▶ **Set problem**
Search the data for the word "with". Reproduce every line where it is found.

▶ **Data shown**
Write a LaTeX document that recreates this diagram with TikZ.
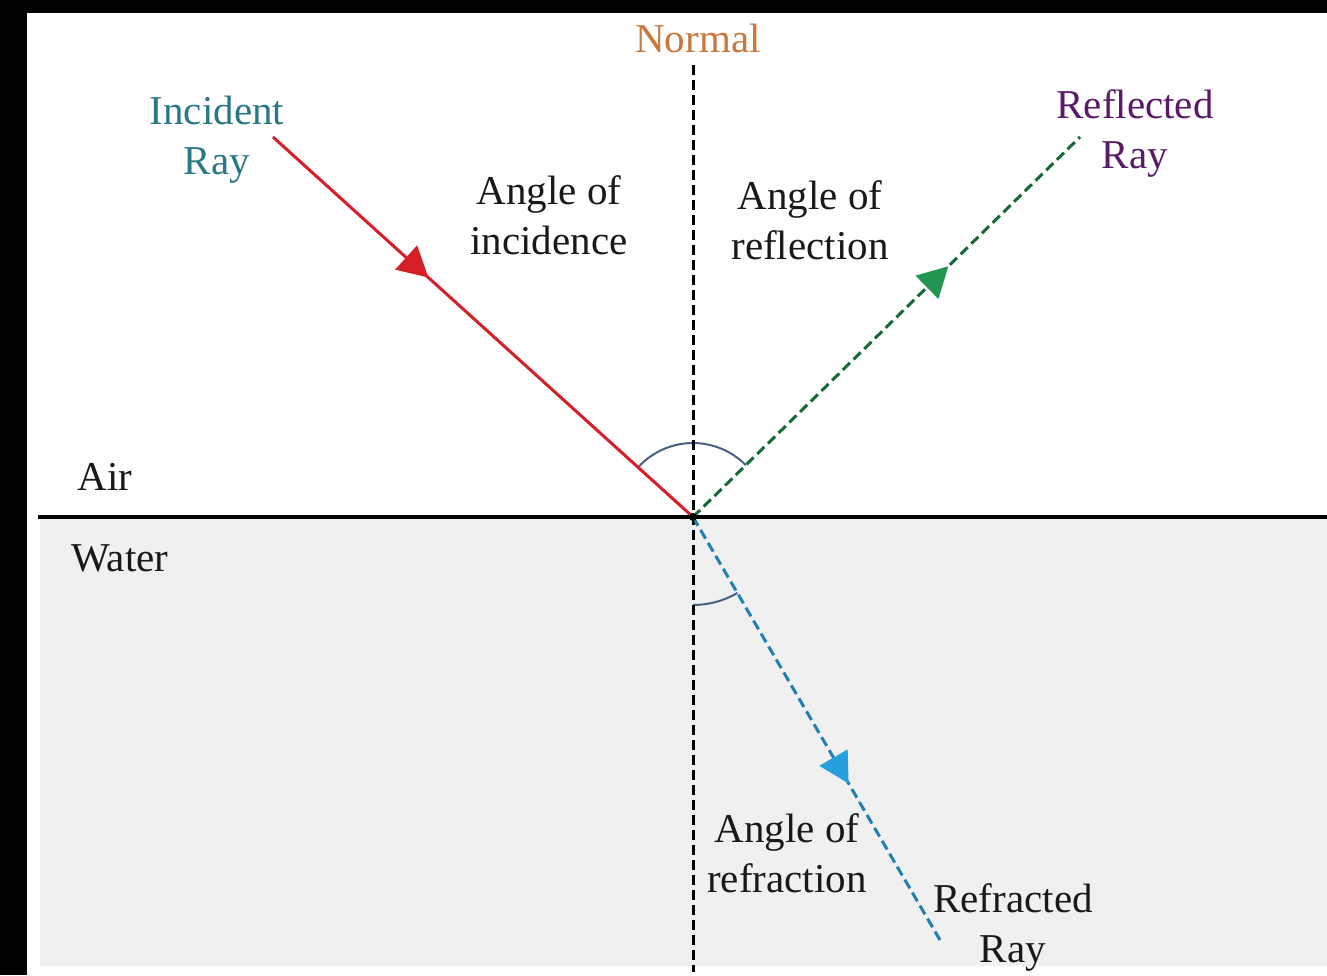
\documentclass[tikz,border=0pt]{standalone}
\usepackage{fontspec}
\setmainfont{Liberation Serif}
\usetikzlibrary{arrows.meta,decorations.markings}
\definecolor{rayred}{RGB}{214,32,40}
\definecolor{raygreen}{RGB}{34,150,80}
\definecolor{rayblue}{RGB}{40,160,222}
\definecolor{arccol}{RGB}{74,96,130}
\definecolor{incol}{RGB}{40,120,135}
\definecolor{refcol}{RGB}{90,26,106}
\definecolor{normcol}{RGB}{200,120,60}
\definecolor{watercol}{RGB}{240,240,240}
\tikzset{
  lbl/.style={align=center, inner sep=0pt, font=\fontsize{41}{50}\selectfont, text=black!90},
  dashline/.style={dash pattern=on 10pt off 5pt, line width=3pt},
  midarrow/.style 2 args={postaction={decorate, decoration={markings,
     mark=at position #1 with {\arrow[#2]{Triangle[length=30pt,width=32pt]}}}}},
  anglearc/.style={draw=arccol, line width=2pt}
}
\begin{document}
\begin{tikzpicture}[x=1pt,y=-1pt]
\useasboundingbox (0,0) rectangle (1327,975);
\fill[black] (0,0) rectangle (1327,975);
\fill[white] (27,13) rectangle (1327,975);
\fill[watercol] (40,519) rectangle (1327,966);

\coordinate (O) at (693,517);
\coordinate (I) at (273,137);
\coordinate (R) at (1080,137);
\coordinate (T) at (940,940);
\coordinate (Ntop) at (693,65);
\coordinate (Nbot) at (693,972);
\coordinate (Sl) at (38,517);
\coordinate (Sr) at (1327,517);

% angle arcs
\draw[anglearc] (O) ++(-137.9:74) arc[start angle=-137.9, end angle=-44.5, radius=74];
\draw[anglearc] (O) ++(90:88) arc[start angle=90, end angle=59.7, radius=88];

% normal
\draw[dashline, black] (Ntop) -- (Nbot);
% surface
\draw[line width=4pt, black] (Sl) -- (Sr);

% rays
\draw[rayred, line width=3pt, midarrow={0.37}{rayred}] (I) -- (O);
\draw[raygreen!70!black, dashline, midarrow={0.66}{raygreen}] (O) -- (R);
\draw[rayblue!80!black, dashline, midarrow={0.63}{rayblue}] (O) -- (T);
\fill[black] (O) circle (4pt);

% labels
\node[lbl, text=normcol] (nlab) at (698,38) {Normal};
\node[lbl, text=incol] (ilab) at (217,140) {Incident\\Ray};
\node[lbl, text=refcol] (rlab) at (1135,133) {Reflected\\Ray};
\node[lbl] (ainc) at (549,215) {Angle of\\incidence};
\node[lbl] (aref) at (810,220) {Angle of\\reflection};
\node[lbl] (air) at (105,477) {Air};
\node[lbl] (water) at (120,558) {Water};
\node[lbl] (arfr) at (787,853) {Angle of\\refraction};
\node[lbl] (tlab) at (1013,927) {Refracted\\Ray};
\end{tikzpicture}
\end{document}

▶ **Problem solution**
Write a LaTeX document that recreates this diagram with TikZ.
     mark=at position #1 with {\arrow[#2]{Triangle[length=30pt,width=32pt]}}}}},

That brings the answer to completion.